Self-Supervised Learning for Effective Denoising of Flow Fields

TL;DR

This paper introduces a self-supervised deep learning autoencoder approach for denoising noisy flow fields, demonstrating effectiveness across laminar and turbulent flows without requiring clean training data.

Contribution

It presents a novel self-supervised deep autoencoder model that effectively denoises flow fields, including turbulent flows, without needing clean data for training.

Findings

Effectively denoised turbulent and laminar flow data

Outperformed conventional noise filters in accuracy

Generalized well across different noise types and intensities

Abstract

In this study, we proposed an efficient approach based on a deep learning (DL) denoising autoencoder (DAE) model for denoising noisy flow fields. The DAE operates on a self-learning principle and does not require clean data as training labels. Furthermore, investigations into the denoising mechanism of the DAE revealed that its bottleneck structure with a compact latent space enhances denoising efficacy. Meanwhile, we also developed a deep multiscale DAE for denoising turbulent flow fields. Furthermore, we used conventional noise filters to denoise the flow fields and performed a comparative analysis with the results from the DL method.

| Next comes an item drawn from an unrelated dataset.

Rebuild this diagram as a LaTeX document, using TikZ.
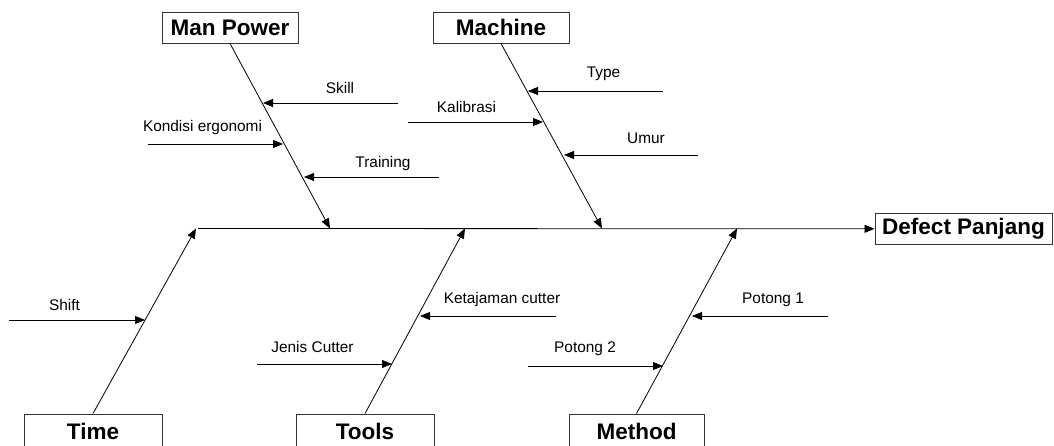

The effectiveness of the proposed DL models was evaluated using direct numerical simulation data of laminar flow around a square cylinder and turbulent channel flow data at various Reynolds numbers. For every case, synthetic noise was augmented in the data. A separate experiment used particle-image velocimetry data of laminar flow around a square cylinder containing real noise to test DAE denoising performance. Instantaneous contours and flow statistical results were used to verify the alignment between the denoised data and ground truth. The findings confirmed that the proposed method could effectively denoise noisy flow data, including turbulent flow scenarios. Furthermore, the proposed method exhibited excellent generalization, efficiently denoising noise with various types and intensities.